Wilcoxon Two-Sample Test
Statistic 100.5000
Normal Approximation
Z -1.9588
One-Sided Pr < Z 0.0251
Two-Sided Pr > |Z| 0.0501
t Approximation
One-Sided Pr < Z 0.0305
Two-Sided Pr > |Z| 0.0609
Z includes a continuity correction of 0.5.
Kruskal-Wallis Test
Chi-Square 3.9358
DF 1
Pr > Chi-Square 0.0473
Analysis:
The proc univariate output indicates that normality is NOT
reasonable for either
population. For this class, we do not have
an analytic procedure to determine if the shapes of the distributions are
equal. Instead, we
will use the box-plots and histograms produced
by proc univariate for each sample to see
if this is reasonable.

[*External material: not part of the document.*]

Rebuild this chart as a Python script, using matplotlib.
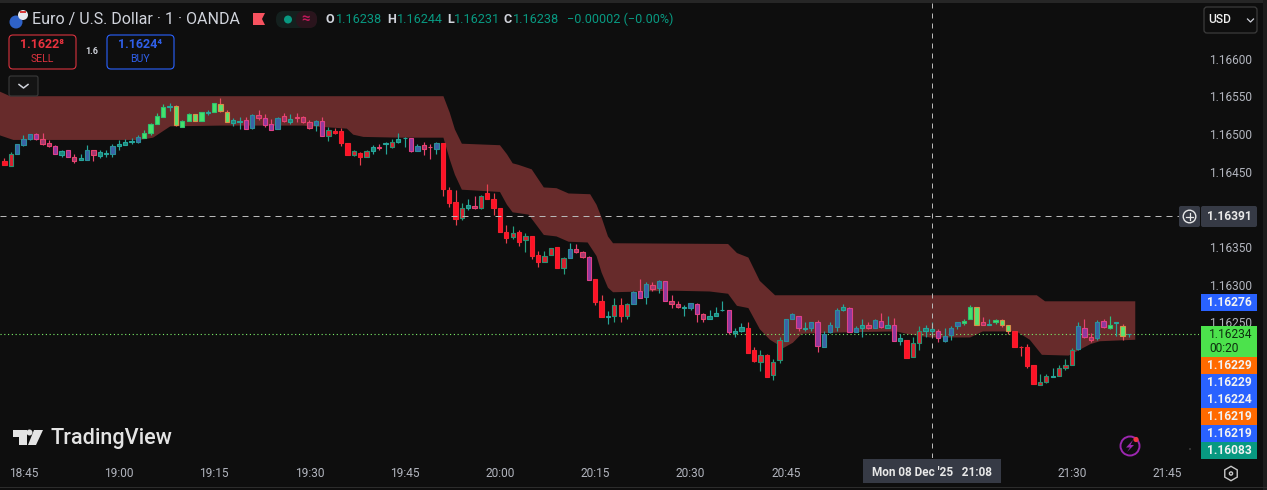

Since these plots look the same we will
conclude that the population distributions are approximately the same shape.
Note: We can now say that
this is a Case 2c problem.
Before proceeding we should check consistency. To do this, we will compare the entries under the Mean Score heading from the npar1way procedure. Since the difference is consistent with our alternative hypothesis, we may now use the One-Sided Pr p-value from the Wilcoxon Two-Sample Test section of the output to assess our original hypotheses. Hence, the p-value for our methodology problem is 3.05% and so this p-value is significant and we reject the null hypothesis and conclude that the methodology is effective.